Dans les Pyrénées, la concurrence pour l’espace est à l’origine du déclin des ours, classés nuisibles et chassés comme un gibier de valeur jusque dans les années 1960. L’exploitation forestière et le développement du tourisme sont aussi des facteurs qui contribuent à réduire l’habitat de cette espèce protégée depuis les années 1980.

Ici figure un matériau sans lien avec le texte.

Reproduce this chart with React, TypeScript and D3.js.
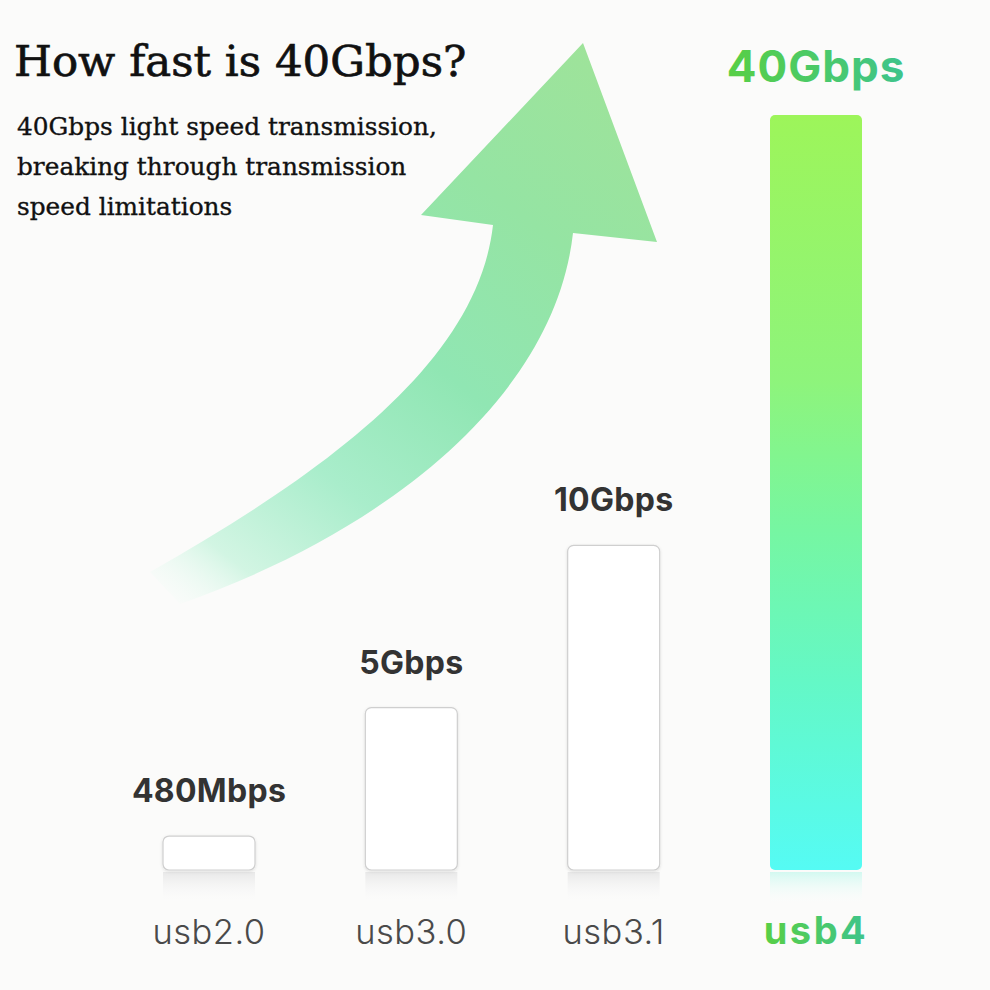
import React from "react";
import * as d3 from "d3";

const categories = ["usb2.0", "usb3.0", "usb3.1", "usb4"];
const speedLabels = ["480Mbps", "5Gbps", "10Gbps", "40Gbps"];
const speedsGbps = [0.48, 5, 10, 40];
// illustrated bar heights (relative to the usb4 bar)
const barLevels = [0.045, 0.215, 0.43, 1.0];
const titleText = "How fast is 40Gbps?";
const subtitleLines = [
  "40Gbps light speed transmission,",
  "breaking through transmission",
  "speed limitations",
];

const W = 990;
const H = 990;

export default function App() {
  const x = d3.scalePoint<string>().domain(categories).range([209, 816]);
  const y = d3.scaleLinear().domain([0, 1]).range([870, 115]);
  const barW = 92;
  const base = y(0);

  // arrow shape
  const p = d3.path();
  p.moveTo(583, 43);
  p.lineTo(657, 242);
  p.lineTo(573, 233);
  p.bezierCurveTo(555, 395, 390, 530, 180, 604);
  p.lineTo(150, 572);
  p.bezierCurveTo(330, 470, 478, 360, 493, 225);
  p.lineTo(421, 215);
  p.closePath();

  const data = categories.map((c, i) => ({
    cat: c,
    label: speedLabels[i],
    speed: speedsGbps[i],
    level: barLevels[i],
    highlight: i === categories.length - 1,
  }));

  return (
    <svg
      width={W}
      height={H}
      viewBox={`0 0 ${W} ${H}`}
      style={{ position: "absolute", left: 0, top: 0, display: "block" }}
    >
      <defs>
        <linearGradient id="arrowGrad" gradientUnits="userSpaceOnUse" x1={160} y1={592} x2={583} y2={43}>
          <stop offset="0" stopColor="#f2fcf7" stopOpacity={0.2} />
          <stop offset="0.1" stopColor="#d2f5e3" />
          <stop offset="0.28" stopColor="#a9edcb" />
          <stop offset="0.5" stopColor="#90e6b3" />
          <stop offset="0.75" stopColor="#95e4a3" />
          <stop offset="1" stopColor="#9ee39a" />
        </linearGradient>
        <linearGradient id="barGrad" x1="0" y1="0" x2="0" y2="1">
          <stop offset="0" stopColor="#9df55a" />
          <stop offset="0.35" stopColor="#8ef47b" />
          <stop offset="0.55" stopColor="#76f6a2" />
          <stop offset="0.75" stopColor="#64f8c6" />
          <stop offset="1" stopColor="#55fbf4" />
        </linearGradient>
        <linearGradient id="labelGrad" x1="0" y1="0" x2="1" y2="0">
          <stop offset="0" stopColor="#58cf45" />
          <stop offset="1" stopColor="#3ec48c" />
        </linearGradient>
        <linearGradient id="reflGray" x1="0" y1="0" x2="0" y2="1">
          <stop offset="0" stopColor="#e6e6e6" stopOpacity={0.9} />
          <stop offset="1" stopColor="#ffffff" stopOpacity={0} />
        </linearGradient>
        <linearGradient id="reflCyan" x1="0" y1="0" x2="0" y2="1">
          <stop offset="0" stopColor="#c8f8ee" stopOpacity={0.8} />
          <stop offset="1" stopColor="#ffffff" stopOpacity={0} />
        </linearGradient>
        <filter id="softShadow" x="-20%" y="-20%" width="140%" height="140%">
          <feDropShadow dx="0" dy="1" stdDeviation="1.5" floodColor="#000" floodOpacity="0.12" />
        </filter>
      </defs>

      <rect x={0} y={0} width={W} height={H} fill="#fbfbfa" />

      {/* arrow */}
      <path d={p.toString()} fill="url(#arrowGrad)" />

      {/* title */}
      <text
        x={14}
        y={76}
        fontFamily="'DejaVu Serif', serif"
        fontSize={43.5}
        fill="#111"
        stroke="#111"
        strokeWidth={0.7}
      >
        {titleText}
      </text>
      {subtitleLines.map((t, i) => (
        <text
          key={t}
          x={17}
          y={135 + i * 40}
          fontFamily="'DejaVu Serif', serif"
          fontSize={24.8}
          fill="#111"
          stroke="#111"
          strokeWidth={0.35}
        >
          {t}
        </text>
      ))}

      {/* bars */}
      {data.map((d) => {
        const cx = x(d.cat) as number;
        const top = y(d.level);
        return (
          <g key={d.cat}>
            <rect
              x={cx - barW / 2}
              y={base + 2}
              width={barW}
              height={34}
              fill={d.highlight ? "url(#reflCyan)" : "url(#reflGray)"}
            />
            {d.highlight ? (
              <rect x={cx - barW / 2} y={top} width={barW} height={base - top} rx={5} fill="url(#barGrad)" />
            ) : (
              <rect
                x={cx - barW / 2}
                y={top}
                width={barW}
                height={base - top}
                rx={6}
                fill="#ffffff"
                stroke="#cfcfcf"
                strokeWidth={1.2}
                filter="url(#softShadow)"
              />
            )}
            <text
              x={cx}
              y={d.highlight ? top - 33 : top - 34}
              textAnchor="middle"
              fontFamily="Inter, 'Noto Sans', sans-serif"
              fontWeight={700}
              fontSize={d.highlight ? 44 : 32}
              letterSpacing={d.highlight ? 1 : 0.3}
              fill={d.highlight ? "url(#labelGrad)" : "#333333"}
            >
              {d.label}
            </text>
            <text
              x={cx}
              y={944}
              textAnchor="middle"
              fontFamily="Inter, 'Noto Sans', sans-serif"
              fontWeight={d.highlight ? 700 : 300}
              fontSize={d.highlight ? 38 : 34.5}
              letterSpacing={d.highlight ? 2.5 : 0.5}
              fill={d.highlight ? "url(#labelGrad)" : "#4a4a4a"}
            >
              {d.cat}
            </text>
          </g>
        );
      })}
    </svg>
  );
}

La domestication du milieu pour les besoins du pastoralisme et du tourisme répond à une vision contemporaine de l’aménagement de l’espace montagnard. Ce conflit d’usage historique entre l’homme et le fauve peut en partie expliquer les controverses autour de la réintroduction de l’ours depuis le milieu des années 1990, dans un territoire qui conserve une activité pastorale structurante. Une autre approche considère que les espaces aujourd’hui reconquis par la forêt ont été libérés par l’agriculture. Les transformations de la société et l’évolution des fonctions économiques mais aussi symbolique de l’espace rural réinterrogent la question du partage de la ressource entre l’homme et l’animal sauvage.